Comic Con was a blast; a nerve-wracking blast. Though I had a wonderful time at the Entertainment Weekly/SyFy party, and maybe I’ll write about that sometime, to me the real thrill lay in meeting some writers I’d always wanted to talk to. This year I got to meet Brandon Sanderson, Naomi Novik, Patrick Rothfuss, Justin Cronin, Seanan McGuire, Rob Thurman, Ryan Mecum, and Kathy Reichs, plus many others. (Sorry if I skipped your name!). I got to talk with long-time friends Jeanne Stein, Kat Richardson, and Tanya Huff. Anton Strout and I ate dinner together. And I got to hear Max Brooks, a huge favorite of mine, on the Zombie Panel. I also got a list of writers to read from that panel, so it was an hour well spent.
Though I didn’t get to spend as much time chatting as I wanted, I also reunited with the staff of Mysterious Galaxy, one of my favorite stores. I had two great signings with their help, and I stopped by their booth to sign stock; my timing was great, because I got to give Marjorie Liu a hug.

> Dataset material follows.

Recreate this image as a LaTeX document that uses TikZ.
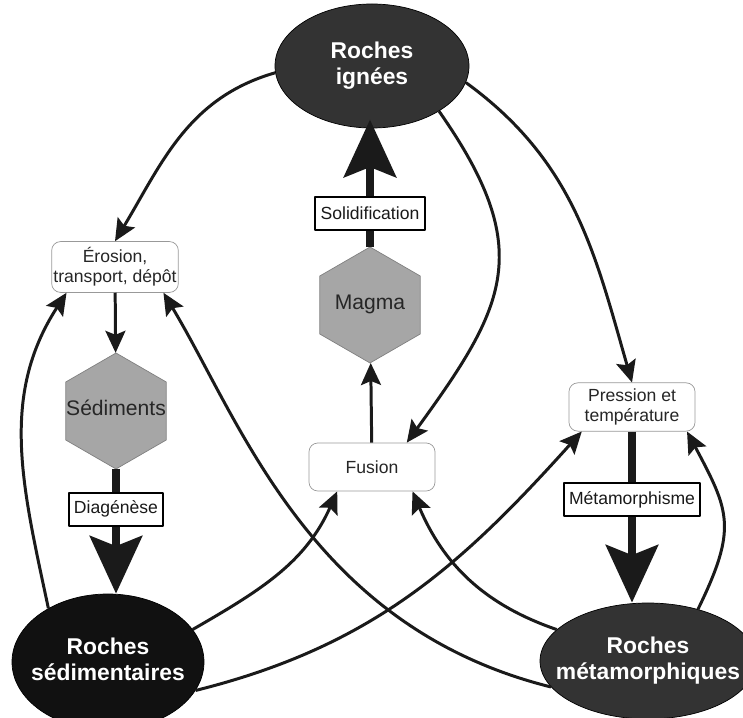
\documentclass[tikz,border=0pt]{standalone}
\usepackage{fontspec}
\setmainfont{Liberation Sans}
\usetikzlibrary{shapes.geometric,arrows.meta}
\definecolor{rockdark}{HTML}{333333}
\definecolor{rockblack}{HTML}{111111}
\definecolor{hexgray}{HTML}{A6A6A6}
\definecolor{inkline}{HTML}{1A1A1A}
% texte centre sans largeur (la forme garde sa taille)
\newcommand\nowidth[1]{\makebox[0pt]{\begin{tabular}{@{}c@{}}#1\end{tabular}}}

\begin{document}
\begin{tikzpicture}[line join=round,
	rock/.style={ellipse, draw=black, fill=rockdark, text=white, inner sep=0pt, font=\bfseries\fontsize{13}{15}\selectfont},
	phase/.style={regular polygon, regular polygon sides=6, shape border rotate=30, minimum size=2.32cm, inner sep=0pt, draw=gray, fill=hexgray, text=black!85, font=\fontsize{12}{14}\selectfont},
	process/.style={rectangle, rounded corners=5pt, draw=gray!80, fill=white, align=center, minimum width=2.52cm, minimum height=0.96cm, inner xsep=1pt, text=black!85, font=\fontsize{10}{11.5}\selectfont},
	tag/.style={rectangle, draw=black, line width=1.1pt, fill=white, minimum height=0.66cm, inner xsep=3pt, text=black!90, font=\fontsize{10}{12}\selectfont},
	link/.style={draw=inkline, line width=1.7pt, -{Stealth[length=0.44cm, width=0.4cm, inset=0.08cm]}},
	flow/.style={draw=inkline, line width=5pt, -{Stealth[length=1.15cm, width=1.04cm, inset=0.2cm]}}]
	\useasboundingbox (0,0) rectangle (14.86,14.34);
	% roches
	\node[rock, minimum width=3.88cm, minimum height=2.48cm] (ign) at (7.44,13.02) {\nowidth{Roches\\ignées}};
	\node[rock, fill=rockblack, minimum width=3.84cm, minimum height=2.72cm] (rsed) at (2.16,1.10) {\nowidth{Roches\\sédimentaires}};
	\node[rock, minimum width=4.32cm, minimum height=2.32cm] (rmet) at (12.96,1.12) {\nowidth{Roches\\métamorphiques}};
	% processus et phases
	\node[process] (ero) at (2.30,9.00) {Érosion,\\transport, dépôt};
	\node[phase] (sed) at (2.32,6.12) {\nowidth{Sédiments}};
	\node[phase] (mag) at (7.40,8.24) {\nowidth{Magma}};
	\node[process] (fus) at (7.44,5.00) {Fusion};
	\node[process] (pre) at (12.64,6.20) {Pression et\\température};
	% grandes fleches
	\draw[flow] (mag.north) -- node[tag, pos=0.26] (sol) {Solidification} ([yshift=5pt]mag.north |- ign.south);
	\draw[flow] (sed.south) -- node[tag, pos=0.32] (dia) {Diagénèse} (sed.south |- rsed.north);
	\draw[flow] (pre.south) -- node[tag, pos=0.40] (mtm) {Métamorphisme} (pre.south |- rmet.north);
	% liens
	\draw[link] (ero) -- (sed);
	\draw[link] (fus) -- (mag);
	\foreach \from/\to/\o/\i/\l in {ign.184/ero.north/196/59/1, ign.-34/fus.35/305/54/1.3,
		ign.-10/pre.north/-36/106/1, rsed.138/ero.208/102/237/1, rsed.21/fus.215/30/246/1,
		rsed.-18/pre.206/14/228/1, rmet.161/fus.-31/161/293/1, rmet.46/pre.-24/64/298/1.3}
	\draw[link] (\from) to[out=\o, in=\i, looseness=\l] (\to);
	\draw[link] (rmet.195) to[out=166, in=301, out looseness=1.15, in looseness=0.7] (ero.-28);
\end{tikzpicture}
\end{document}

Marjorie is an exciting writer and a lovely person.
Since my resourceful and determined publicist, Jodi Rosoff, was with me, and my editor Ginjer Buchanan was able to stay for a couple of days, I had great support and guidance. Our middle son was also able to help me get through the crowds. Mike Russell, an Episcopal priest, was my guest relations contact from the Comic Con staff, and he was able and genial. He knew EVERYTHING about the convention.
I know this blog is a bunch of name-dropping, but you know . . . there are some names that deserve to be dropped. Am I lucky, or what?